### WORK TO BE COMPLETED
Output the full listing below exactly, without the pictures.

### DATA
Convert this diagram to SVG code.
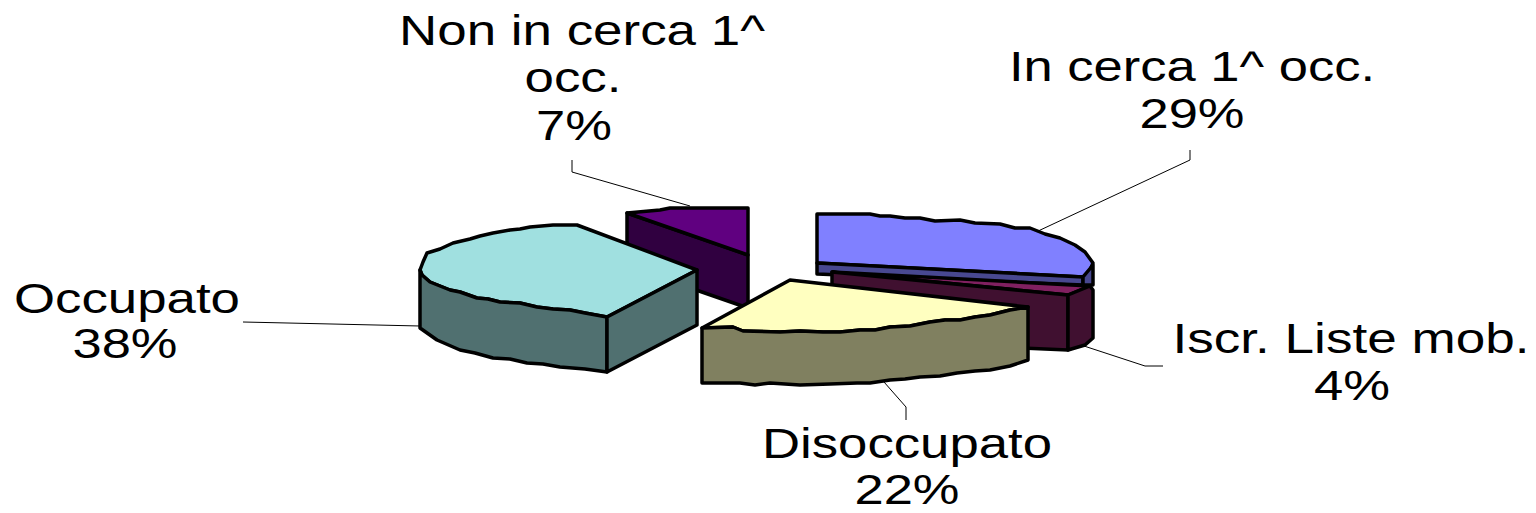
<svg xmlns="http://www.w3.org/2000/svg" width="1536" height="513" viewBox="0 0 1536 513">
<style>
.s{stroke:#000;stroke-width:3.5;stroke-linejoin:round}
.lbl{font-family:"Liberation Sans",Arial,sans-serif;font-size:42px;fill:#000;text-anchor:middle}
.ld{fill:none;stroke:#000;stroke-width:1}
</style>
<rect width="1536" height="513" fill="#fff"/>
<g id="connectors">
<polyline class="ld" points="243,322 420,326"/>
<polyline class="ld" points="572,160 572,172 690,206"/>
<polyline class="ld" points="1190,150 1190,160 1036,232"/>
<polyline class="ld" points="1084,346 1145,366 1163,366"/>
<polyline class="ld" points="884,382 906,407 906,420"/>
</g>
<g id="in-cerca">
<polygon class="s" fill="#8080ff" points="817,214 870,214 880,216 890,216 905,218 920,218 935,221 960,220 975,223 1000,224 1015,228 1030,228 1045,234 1060,238 1075,245 1085,252 1093,263 1090,270 1083,277 817,263"/>
<polygon class="s" fill="#484890" points="817,263 1083,277 1083,285 817,274"/>
<polygon class="s" fill="#484890" points="1083,277 1093,265 1093,285 1083,285"/>
<text class="lbl" x="1192" y="81" textLength="366" lengthAdjust="spacingAndGlyphs">In cerca 1^ occ.</text>
<text class="lbl" x="1192" y="128" textLength="105" lengthAdjust="spacingAndGlyphs">29%</text>
</g>
<g id="iscr-liste">
<polygon class="s" fill="#802060" points="832,272 1090,286 1068,295"/>
<polygon class="s" fill="#401030" points="832,272 1068,295 1068,350 832,340"/>
<polygon class="s" fill="#401030" points="1068,295 1090,286 1093,290 1093,338 1085,345 1068,350"/>
<text class="lbl" x="1351" y="353" textLength="357" lengthAdjust="spacingAndGlyphs">Iscr. Liste mob.</text>
<text class="lbl" x="1352" y="400" textLength="76" lengthAdjust="spacingAndGlyphs">4%</text>
</g>
<g id="non-in-cerca">
<polygon class="s" fill="#300040" points="627,213 748,255 748,308 627,266"/>
<polygon class="s" fill="#600080" points="627,213 660,210 670,208 748,208 748,255"/>
<text class="lbl" x="582" y="45" textLength="366" lengthAdjust="spacingAndGlyphs">Non in cerca 1^</text>
<text class="lbl" x="573" y="92" textLength="97" lengthAdjust="spacingAndGlyphs">occ.</text>
<text class="lbl" x="574" y="140" textLength="76" lengthAdjust="spacingAndGlyphs">7%</text>
</g>
<g id="occupato">
<polygon class="s" fill="#a0e0e0" points="420,270 423,262 427,253 440,249 453,243 470,239 480,236 493,233 510,230 520,229 530,227 553,225 577,225 697,270 607,317 585,313 570,310 553,309 537,307 520,303 500,302 488,299 477,298 460,292 450,290 430,282 422,275"/>
<polygon class="s" fill="#507070" points="422,275 430,282 450,290 460,292 477,298 488,299 500,302 520,303 537,307 553,309 570,310 585,313 607,317 607,372 585,369 560,367 543,364 527,363 510,359 493,358 475,353 460,350 437,340 420,328 420,270"/>
<polygon class="s" fill="#507070" points="607,317 697,270 697,325 607,372"/>
<text class="lbl" x="127" y="313" textLength="226" lengthAdjust="spacingAndGlyphs">Occupato</text>
<text class="lbl" x="125" y="358" textLength="105" lengthAdjust="spacingAndGlyphs">38%</text>
</g>
<g id="disoccupato">
<polygon class="s" fill="#ffffc0" points="702,328 790,280 1028,307 1010,310 990,315 975,317 960,320 945,320 930,322 910,326 890,327 875,330 860,330 840,332 823,332 800,331 780,332 743,331 733,327"/>
<polygon class="s" fill="#808060" points="702,328 733,327 743,331 780,332 800,331 823,332 840,332 860,330 875,330 890,327 910,326 930,322 945,320 960,320 975,317 990,315 1010,310 1028,307 1028,360 1010,366 990,370 975,371 957,373 940,376 920,377 905,379 890,380 870,383 857,383 830,384 800,385 770,383 755,385 740,383 702,383"/>
<text class="lbl" x="907" y="458" textLength="290" lengthAdjust="spacingAndGlyphs">Disoccupato</text>
<text class="lbl" x="907" y="504" textLength="105" lengthAdjust="spacingAndGlyphs">22%</text>
</g>
</svg>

### SOLVED PROBLEM
Convert this diagram to SVG code.
<svg xmlns="http://www.w3.org/2000/svg" width="1536" height="513" viewBox="0 0 1536 513">
<style>
.s{stroke:#000;stroke-width:3.5;stroke-linejoin:round}
.lbl{font-family:"Liberation Sans",Arial,sans-serif;font-size:42px;fill:#000;text-anchor:middle}
.ld{fill:none;stroke:#000;stroke-width:1}
</style>
<rect width="1536" height="513" fill="#fff"/>
<g id="connectors">
<polyline class="ld" points="243,322 420,326"/>
<polyline class="ld" points="572,160 572,172 690,206"/>
<polyline class="ld" points="1190,150 1190,160 1036,232"/>
<polyline class="ld" points="1084,346 1145,366 1163,366"/>
<polyline class="ld" points="884,382 906,407 906,420"/>
</g>
<g id="in-cerca">
<polygon class="s" fill="#8080ff" points="817,214 870,214 880,216 890,216 905,218 920,218 935,221 960,220 975,223 1000,224 1015,228 1030,228 1045,234 1060,238 1075,245 1085,252 1093,263 1090,270 1083,277 817,263"/>
<polygon class="s" fill="#484890" points="817,263 1083,277 1083,285 817,274"/>
<polygon class="s" fill="#484890" points="1083,277 1093,265 1093,285 1083,285"/>
<text class="lbl" x="1192" y="81" textLength="366" lengthAdjust="spacingAndGlyphs">In cerca 1^ occ.</text>
<text class="lbl" x="1192" y="128" textLength="105" lengthAdjust="spacingAndGlyphs">29%</text>
</g>
<g id="iscr-liste">
<polygon class="s" fill="#802060" points="832,272 1090,286 1068,295"/>
<polygon class="s" fill="#401030" points="832,272 1068,295 1068,350 832,340"/>
<polygon class="s" fill="#401030" points="1068,295 1090,286 1093,290 1093,338 1085,345 1068,350"/>
<text class="lbl" x="1351" y="353" textLength="357" lengthAdjust="spacingAndGlyphs">Iscr. Liste mob.</text>
<text class="lbl" x="1352" y="400" textLength="76" lengthAdjust="spacingAndGlyphs">4%</text>
</g>
<g id="non-in-cerca">
<polygon class="s" fill="#300040" points="627,213 748,255 748,308 627,266"/>
<polygon class="s" fill="#600080" points="627,213 660,210 670,208 748,208 748,255"/>
<text class="lbl" x="582" y="45" textLength="366" lengthAdjust="spacingAndGlyphs">Non in cerca 1^</text>
<text class="lbl" x="573" y="92" textLength="97" lengthAdjust="spacingAndGlyphs">occ.</text>
<text class="lbl" x="574" y="140" textLength="76" lengthAdjust="spacingAndGlyphs">7%</text>
</g>
<g id="occupato">
<polygon class="s" fill="#a0e0e0" points="420,270 423,262 427,253 440,249 453,243 470,239 480,236 493,233 510,230 520,229 530,227 553,225 577,225 697,270 607,317 585,313 570,310 553,309 537,307 520,303 500,302 488,299 477,298 460,292 450,290 430,282 422,275"/>
<polygon class="s" fill="#507070" points="422,275 430,282 450,290 460,292 477,298 488,299 500,302 520,303 537,307 553,309 570,310 585,313 607,317 607,372 585,369 560,367 543,364 527,363 510,359 493,358 475,353 460,350 437,340 420,328 420,270"/>
<polygon class="s" fill="#507070" points="607,317 697,270 697,325 607,372"/>
<text class="lbl" x="127" y="313" textLength="226" lengthAdjust="spacingAndGlyphs">Occupato</text>
<text class="lbl" x="125" y="358" textLength="105" lengthAdjust="spacingAndGlyphs">38%</text>
</g>
<g id="disoccupato">
<polygon class="s" fill="#ffffc0" points="702,328 790,280 1028,307 1010,310 990,315 975,317 960,320 945,320 930,322 910,326 890,327 875,330 860,330 840,332 823,332 800,331 780,332 743,331 733,327"/>
<polygon class="s" fill="#808060" points="702,328 733,327 743,331 780,332 800,331 823,332 840,332 860,330 875,330 890,327 910,326 930,322 945,320 960,320 975,317 990,315 1010,310 1028,307 1028,360 1010,366 990,370 975,371 957,373 940,376 920,377 905,379 890,380 870,383 857,383 830,384 800,385 770,383 755,385 740,383 702,383"/>
<text class="lbl" x="907" y="458" textLength="290" lengthAdjust="spacingAndGlyphs">Disoccupato</text>
<text class="lbl" x="907" y="504" textLength="105" lengthAdjust="spacingAndGlyphs">22%</text>
</g>
</svg>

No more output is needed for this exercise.